NeuReflections | Neumann University

How sports helped the nation heal after September 11

Written by Jeffrey B. Eisenberg | Sep 11, 2014 3:07:00 PM

Where workdays were once filled with busy commuters and the hum of productivity, the United States halted with pain and uncertainty. Where weekday evenings would be occupied with the beginning of the football season and the MLB pennant race, viewers found it hard to escape the endless review of death and destruction at an unprecedented scale in the United States. Life became bound by shock and grief from the worst attacks in the country’s history.

Normalcy was a difficult concept to come by after the terrorist attacks of September 11. The healing process, which still continues 13 years later, needed a jump-start given the enormity and senselessness of the loss of life. The cities most directly impacted, in particular, desperately needed a cause for hope. For many, it was found on the playing fields.

“The only two things that got my mind off [the attacks] for any period of time in the fall of 2001 were baseball and my son’s football games,” said former New York City mayor Rudy Giuliani in the HBO documentary ‘Nine Innings from Ground Zero.’

If only for a few hours – perhaps, for some, only for a few minutes – the return of professional sports after a hiatus following the attacks represented some semblance of normalcy.
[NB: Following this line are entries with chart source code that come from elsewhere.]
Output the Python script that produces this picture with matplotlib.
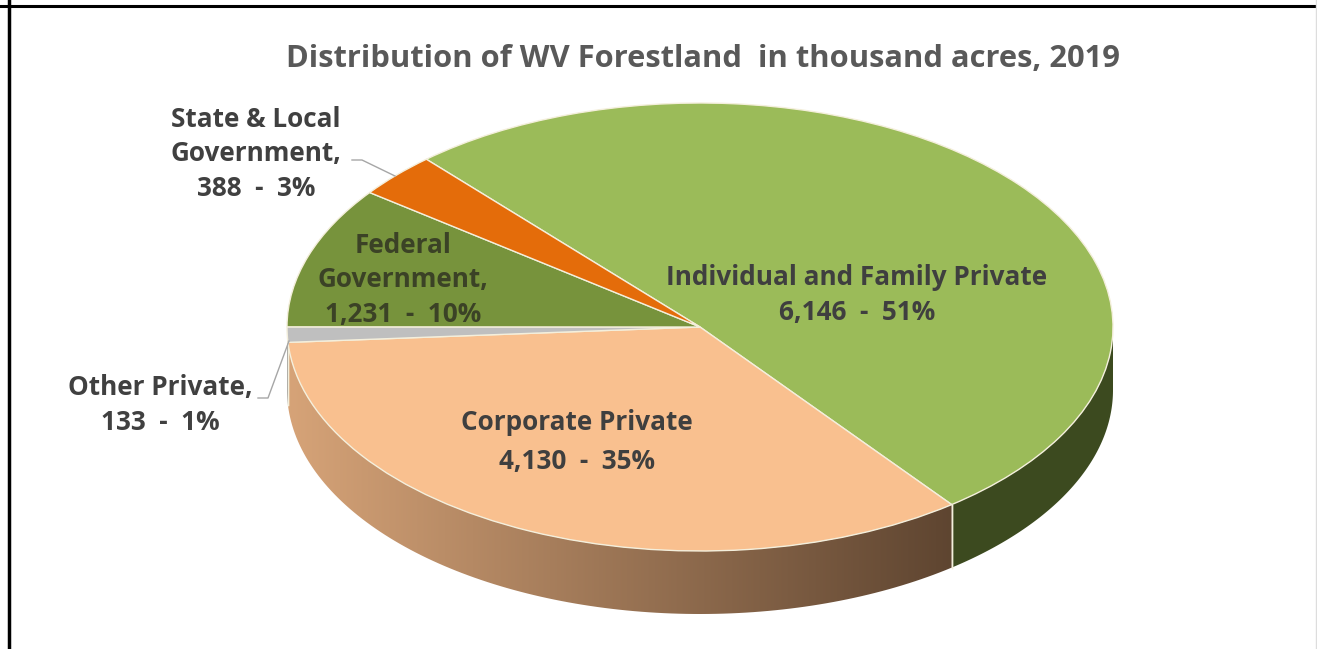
import matplotlib
matplotlib.use('Agg')
import matplotlib.pyplot as plt
import numpy as np
from matplotlib.patches import Polygon
from matplotlib.lines import Line2D

# data (thousand acres), in drawing order (clockwise from top-left)
categories = ['Individual and Family Private', 'Corporate Private', 'Other Private',
              'Federal Government', 'State & Local Government']
acres = [6146, 4130, 133, 1231, 388]
pct_labels = ['51%', '35%', '1%', '10%', '3%']
label_text = ['Individual and Family Private\n6,146  -  51%',
              'Corporate Private\n4,130  -  35%',
              'Other Private,\n133  -  1%',
              'Federal\nGovernment,\n1,231  -  10%',
              'State & Local\nGovernment,\n388  -  3%']
title = 'Distribution of WV Forestland  in thousand acres, 2019'

top_colors = ['#9BBB59', '#F9C08F', '#BFBFBF', '#77933C', '#E46C0A']
side_colors = ['#3C4A1F', None, '#8C8C8C', '#4F6228', '#9A4A08']

W, H = 1317, 649
cx, cy = 700, 327          # pie centre in pixels
rx, ry = 413, 224          # ellipse radii in pixels
depth = 63 / ry            # thickness in y units

plt.rcParams['font.family'] = ['Open Sans', 'DejaVu Sans']

fig = plt.figure(figsize=(W / 100, H / 100), dpi=100)
ax = fig.add_axes([0, 0, 1, 1])

wedges, _ = ax.pie(acres, colors=top_colors, startangle=131.5, counterclock=False,
                   radius=1, wedgeprops=dict(edgecolor='#F4EFDC', linewidth=1.0, zorder=3))
ax.set_aspect('auto')


def front_ranges(t1, t2):
    out = []
    for k in range(-2, 3):
        a, b = max(t1, 180 + 360 * k), min(t2, 360 + 360 * k)
        if b > a:
            out.append((a, b))
    return out


for i, w in enumerate(wedges):
    for a, b in front_ranges(w.theta1, w.theta2):
        t = np.radians(np.linspace(a, b, 120))
        xs = np.cos(t)
        ys = np.sin(t)
        pts = np.vstack([np.column_stack([xs, ys]),
                         np.column_stack([xs[::-1], ys[::-1] - depth])])
        if side_colors[i] is None:
            # gradient side for the corporate slice
            poly = Polygon(pts, closed=True, facecolor='none', edgecolor='none', zorder=2)
            ax.add_patch(poly)
            grad = np.linspace(0, 1, 256)
            c0 = np.array([0.84, 0.64, 0.47])
            c1 = np.array([0.37, 0.27, 0.19])
            img = (c0[None, :] * (1 - grad[:, None]) + c1[None, :] * grad[:, None])[None, :, :]
            im = ax.imshow(img, extent=[xs.min(), xs.max(), ys.min() - depth, ys.max()],
                           aspect='auto', zorder=2, interpolation='bilinear')
            im.set_clip_path(poly)
        else:
            ax.add_patch(Polygon(pts, closed=True, facecolor=side_colors[i],
                                 edgecolor='none', zorder=2))
        # white seam at slice boundaries on the side
        for ang in (a, b):
            if 181 < ang % 360 < 359:
                r = np.radians(ang)
                ax.plot([np.cos(r)] * 2, [np.sin(r), np.sin(r) - depth],
                        color='#F4EFDC', lw=1.0, zorder=2.5)

ax.set_xlim(-cx / rx, (W - cx) / rx)
ax.set_ylim(-(H - cy) / ry, cy / ry)
ax.axis('off')


def px(x, y):
    return x / W, 1 - y / H


fig.text(*px(703, 59), title, ha='center', va='center', fontsize=22.2,
         fontweight='bold', color='#595959')

text_style = dict(ha='center', va='center', fontsize=18.8, fontweight='bold')
fig.text(*px(857, 295), label_text[0], color='#3F3F3F', linespacing=1.38, **text_style)
fig.text(*px(577, 442), label_text[1], color='#3F3F3F', linespacing=1.55, **text_style)
fig.text(*px(160, 405), label_text[2], color='#404040', linespacing=1.38, **text_style)
fig.text(*px(403, 280), label_text[3], color='#3B4226', linespacing=1.38, **text_style)
fig.text(*px(256, 154), label_text[4], color='#404040', linespacing=1.38, **text_style)

# leader lines
lead = '#A6A6A6'
fig.add_artist(Line2D([352 / W, 362 / W, 395 / W], [1 - 160 / H, 1 - 160 / H, 1 - 176 / H],
                      color=lead, lw=1))
fig.add_artist(Line2D([258 / W, 268 / W, 289 / W], [1 - 398 / H, 1 - 398 / H, 1 - 341 / H],
                      color=lead, lw=1))

# frame of the screenshot
fig.add_artist(Line2D([0, 1], [1 - 5.5 / H] * 2, color='black', lw=2.2))
fig.add_artist(Line2D([9 / W] * 2, [0, 1], color='black', lw=2.5))
fig.add_artist(Line2D([1315.5 / W] * 2, [0, 1], color='#DDDDDD', lw=1))

fig.savefig('out.png', dpi=100)
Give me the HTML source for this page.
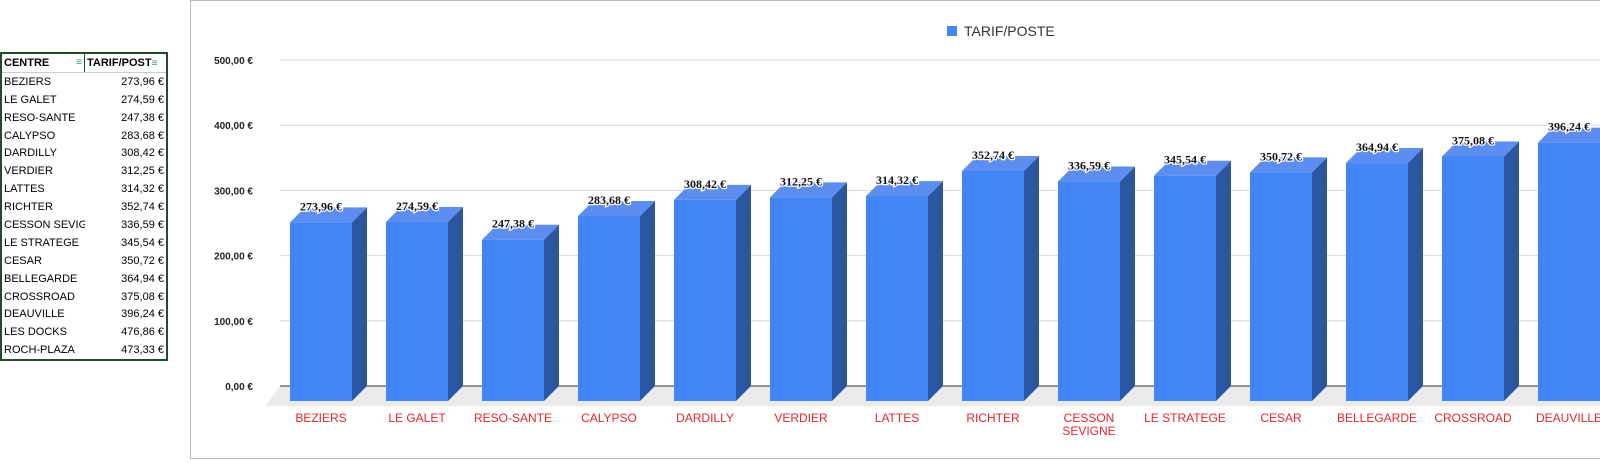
<!DOCTYPE html>
<html><head><meta charset="utf-8"><style>
body{margin:0;width:1600px;height:463px;background:#fff;overflow:hidden;position:relative;font-family:"Liberation Sans",sans-serif}
table{position:absolute;left:0;top:52px;border-collapse:collapse;border:2px solid #1e4d2b;font-size:11px;width:168px}
td,th{height:17.9px;padding:0 2px;white-space:nowrap;overflow:hidden}
th{text-align:left;font-weight:bold;border-bottom:1px solid #ccc}
td.v{text-align:right}
.c1{width:78px;max-width:78px}
th.c1{border-right:1px solid #1e4d2b}
.ic{color:#3a9a5a;font-weight:normal;font-size:10px}
</style></head><body>
<table>
<thead><tr><th class="c1">CENTRE <span class="ic" style="float:right">≡</span></th><th>TARIF/POST<span class="ic">≡</span></th></tr></thead>
<tbody id="tb"></tbody></table>
<svg id="ch" width="1600" height="463" style="position:absolute;left:0;top:0"></svg>
<script>
const tableNames=["BEZIERS","LE GALET","RESO-SANTE","CALYPSO","DARDILLY","VERDIER","LATTES","RICHTER","CESSON SEVIG","LE STRATEGE","CESAR","BELLEGARDE","CROSSROAD","DEAUVILLE","LES DOCKS","ROCH-PLAZA"];
const tableValues=["273,96 €","274,59 €","247,38 €","283,68 €","308,42 €","312,25 €","314,32 €","352,74 €","336,59 €","345,54 €","350,72 €","364,94 €","375,08 €","396,24 €","476,86 €","473,33 €"];
const categories=["BEZIERS","LE GALET","RESO-SANTE","CALYPSO","DARDILLY","VERDIER","LATTES","RICHTER","CESSON|SEVIGNE","LE STRATEGE","CESAR","BELLEGARDE","CROSSROAD","DEAUVILLE","LES DOCKS","ROCH-PLAZA"];
const values=[273.96,274.59,247.38,283.68,308.42,312.25,314.32,352.74,336.59,345.54,350.72,364.94,375.08,396.24,476.86,473.33];
const yTicks=[0,100,200,300,400,500];
const yTickLabels=["0,00 €","100,00 €","200,00 €","300,00 €","400,00 €","500,00 €"];

const tb=document.getElementById('tb');
tableNames.forEach((n,i)=>{const tr=document.createElement('tr');


tr.innerHTML='<td class="c1">'+n+'</td><td class="v">'+tableValues[i]+'</td>';tb.appendChild(tr);});

const NS="http://www.w3.org/2000/svg",svg=document.getElementById('ch');
function el(t,a,p){const e=document.createElementNS(NS,t);for(const k in a)e.setAttribute(k,a[k]);(p||svg).appendChild(e);return e;}
const y0=386,sc=0.652,D=15,x0=290,step=96,bw=62;
const Y=v=>y0-v*sc, X=i=>x0+i*step;
const fr=el('rect',{x:190.5,y:0.5,width:1420,height:458,fill:'#fff',stroke:'#bbb'});


const fl=el('polygon',{points:`280,${y0} 1600,${y0} 1600,${y0+20} 265,${y0+20}`,fill:'#ebebeb'});


yTicks.forEach((t,i)=>{
 const g=el('line',{x1:280,x2:1600,y1:Y(t),y2:Y(t),stroke:t==0?'#333':'#d9d9d9','stroke-width':1});
 
 
 const l=el('text',{x:253,y:Y(t)+4,'text-anchor':'end','font-size':10,'font-weight':'bold',fill:'#222'});
 l.textContent=yTickLabels[i];
 
 
});
values.forEach((v,i)=>{
 const x=X(i),top=Y(v)+D,bot=y0+D;
 const g=el('g',{});
 
 
 el('polygon',{points:`${x+bw},${top} ${x+bw+D},${top-D} ${x+bw+D},${bot-D} ${x+bw},${bot}`,fill:'#2c56a0'},g);
 el('polygon',{points:`${x},${top} ${x+D},${top-D} ${x+bw+D},${top-D} ${x+bw},${top}`,fill:'#5b8ef0'},g);
 el('rect',{x:x,y:top,width:bw,height:bot-top,fill:'#4285f4'},g);
 const t=el('text',{x:x+bw/2,y:top-D+3,'text-anchor':'middle','font-size':12,'font-weight':'bold','font-family':'Liberation Serif,serif',fill:'#111',stroke:'#fff','stroke-width':2.5,'paint-order':'stroke'});
 t.textContent=v.toFixed(2).replace('.',',')+' €';
 
 
 const lines=categories[i].split('|');
 lines.forEach((s,j)=>{const c=el('text',{x:x+bw/2,y:422+j*13,'text-anchor':'middle','font-size':12,fill:'#e8242a'});
 c.textContent=s;
 
 });
});
const lg=el('rect',{x:947,y:26,width:10,height:10,fill:'#4285f4'});


const lt=el('text',{x:964,y:36,'font-size':14,fill:'#333'});
lt.textContent='TARIF/POSTE';


</script>
</body></html>
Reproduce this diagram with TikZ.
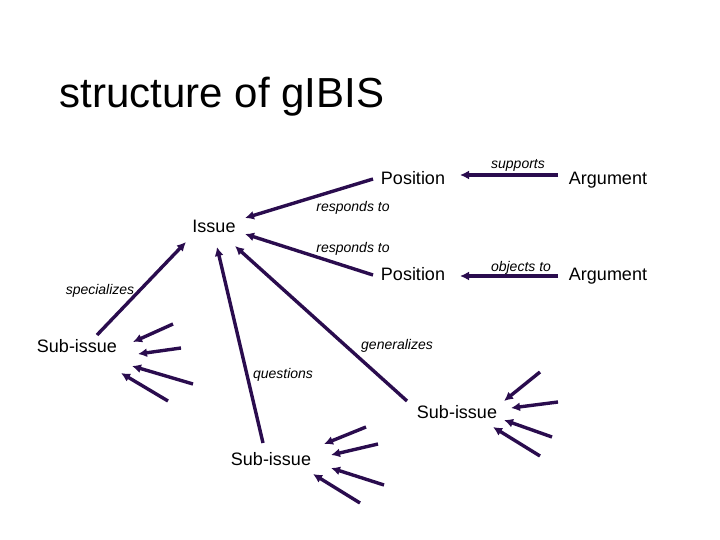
\documentclass[tikz,border=0pt]{standalone}
\usepackage{fontspec}
\setmainfont{Liberation Sans}
\usetikzlibrary{arrows.meta}
\definecolor{linkc}{RGB}{42,12,78}
\begin{document}
\begin{tikzpicture}[x=1pt,y=-1pt,
  lbl/.style={inner sep=0pt,text height=0.72em,text depth=0pt,font=\fontsize{18}{20}\selectfont},
  rel/.style={inner sep=0pt,text height=0.72em,text depth=0pt,font=\fontsize{14}{16}\selectfont\itshape},
  link/.style={draw=linkc,line width=3.4pt,-{Latex[length=9pt,width=9pt]}}]
\useasboundingbox[fill=white] (0,0) rectangle (720,540);
\node[inner sep=0pt,text height=0.72em,text depth=0pt,font=\fontsize{42}{44}\selectfont] (title) at (222,104) {structure of gIBIS};
% main nodes
\node[lbl] (pos1) at (413,181) {Position};
\node[lbl] (arg1) at (608,181) {Argument};
\node[lbl] (issue) at (214,229) {Issue};
\node[lbl] (pos2) at (413,277) {Position};
\node[lbl] (arg2) at (608,277) {Argument};
\node[lbl] (subL) at (77,349) {Sub-issue};
\node[lbl] (subR) at (457,415) {Sub-issue};
\node[lbl] (subB) at (271,462) {Sub-issue};
% relation labels
\node[rel] (lsup) at (518,165) {supports};
\node[rel] (lobj) at (521,268) {objects to};
\node[rel] (lr1) at (353,208) {responds to};
\node[rel] (lr2) at (353,249) {responds to};
\node[rel] (lspec) at (100,291) {specializes};
\node[rel] (lques) at (283,375) {questions};
\node[rel] (lgen) at (397,346) {generalizes};
% connector endpoints
\coordinate (a1s) at (558,175); \coordinate (a1e) at (460,175);
\coordinate (a2s) at (558,276); \coordinate (a2e) at (460,276);
\coordinate (p1s) at (373,179); \coordinate (p1e) at (245,218);
\coordinate (p2s) at (373,275); \coordinate (p2e) at (245,234);
\coordinate (ss) at (97,335); \coordinate (se) at (186,242);
\coordinate (qs) at (263,443); \coordinate (qe) at (217,247);
\coordinate (gs) at (407,401); \coordinate (ge) at (235,246);
\draw[link] (a1s) -- (a1e);
\draw[link] (a2s) -- (a2e);
\draw[link] (p1s) -- (p1e);
\draw[link] (p2s) -- (p2e);
\draw[link] (ss) -- (se);
\draw[link] (qs) -- (qe);
\draw[link] (gs) -- (ge);
% fan arrows into Sub-issue (left)
\coordinate (l1s) at (173,324); \coordinate (l1e) at (133,342);
\coordinate (l2s) at (181,348); \coordinate (l2e) at (138,354);
\coordinate (l3s) at (193,384); \coordinate (l3e) at (132,366);
\coordinate (l4s) at (168,401); \coordinate (l4e) at (121,373);
\draw[link] (l1s) -- (l1e);
\draw[link] (l2s) -- (l2e);
\draw[link] (l3s) -- (l3e);
\draw[link] (l4s) -- (l4e);
% fan arrows into Sub-issue (right)
\coordinate (r1s) at (540,372); \coordinate (r1e) at (504,401);
\coordinate (r2s) at (558,402); \coordinate (r2e) at (511,408);
\coordinate (r3s) at (552,437); \coordinate (r3e) at (504,420);
\coordinate (r4s) at (540,456); \coordinate (r4e) at (493,427);
\draw[link] (r1s) -- (r1e);
\draw[link] (r2s) -- (r2e);
\draw[link] (r3s) -- (r3e);
\draw[link] (r4s) -- (r4e);
% fan arrows into Sub-issue (bottom)
\coordinate (b1s) at (366,427); \coordinate (b1e) at (324,444);
\coordinate (b2s) at (378,444); \coordinate (b2e) at (331,455);
\coordinate (b3s) at (384,485); \coordinate (b3e) at (331,468);
\coordinate (b4s) at (360,503); \coordinate (b4e) at (313,474);
\draw[link] (b1s) -- (b1e);
\draw[link] (b2s) -- (b2e);
\draw[link] (b3s) -- (b3e);
\draw[link] (b4s) -- (b4e);
\end{tikzpicture}
\end{document}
Not only were professional sports an opportunity to escape the reality of life after September 11, but also a common rallying point and an opportunity for joy in an otherwise painful point in the country’s history. In the first baseball game played in New York after the attacks, between the Mets and the Atlanta Braves, a game-winning home run by the Mets’ catcher Mike Piazza powerfully broke through an atmosphere of fear and forced at least a few moments of joy back into the equation of life and a spirit of hope into the New York community.

Sports also very personally touched those most wounded by the events of September 11. In New York City, members of the Yankees, Mets, Jets, Giants, and other sports figures visited firehouses and police stations to thank public servants for their work and to console them, along with grieving families, as best they knew how. We recently learned, in one particular example, that after 10-year-old Brielle Saracini wrote to New York Yankees Captain Derek Jeter as she tried to cope with losing her father in the attacks, the star shortstop invited Saracini to a Yankees game and, over the years since 2001, has maintained a relationship with Brielle. Today, he continues to support her as she battles Hodgkin’s lymphoma.

“I just wanted to call and say, keep your head up, stay positive and everything will work out just great,” Jeter recently told Saracini in response to her latest fight.

As I thought about it, I realized this was, in a way, the same message sent by Jeter, the Yankees, the Mets, and professional sports across the country when play resumed in the weeks after the 2001 attacks. Whether through visits to firehouses and police stations, support of families affected by the attacks, or just through play itself, organized sports and professional athletes re-introduced normalcy into American life. Through the spirit of play and respectful competition, sports re-ignited a collective hope in the future. By giving Americans something to cheer for and ideals to aspire to, athletes and organized sports did, indeed, help the country keep its head up.

As one of our core pillars in the Institute for Sport, Spirituality and Character Development, we recognize that “play lightens us up, opens the imagination and invigorates the soul. True play promotes freedom, creativity and joy.” Play also reminds us of, and promotes, both physical and spiritual freedom. In the wake of the September 11 attacks, we could easily rally around our value of freedom but had a difficult time rising from the sadness of loss; sports helped us do that. Play helped the country recover and, in all its forms, promotes creativity, expression, and joy.

This is the great – and unbreakable – power of play. The joy that can come from play is not just powerful, but all-consuming in the moments it is spontaneously produced. In New York and around the country, home runs and stolen bases were the unexpected moments that could temporarily focus Americans’ minds to a bliss, however fleeting, they had not experienced in days or weeks.

“The last thing I thought I would feel after September 11 was joy,” said Greg Manning, whose wife, Laura, survived the World Trade Center attacks but was burned over 80% of her body. “But there were the Yankees… it was an outlet for every ounce of happiness you could muster.”

Though all were not as personally impacted as Greg and Laura, baseball and sports at large continued to produce moments of escape from the harsh realities of the previous days. The joy offered by sports – from beautiful plays to spontaneous celebrations – lifted spirits and pointed American minds to hope.

“There was something about baseball, which is the American sport…that had a wonderful impact on the morale of the people of the city,” said Rudy Giuliani. “It’s exactly what they needed to get their eyes up off the ground, looking into the future.”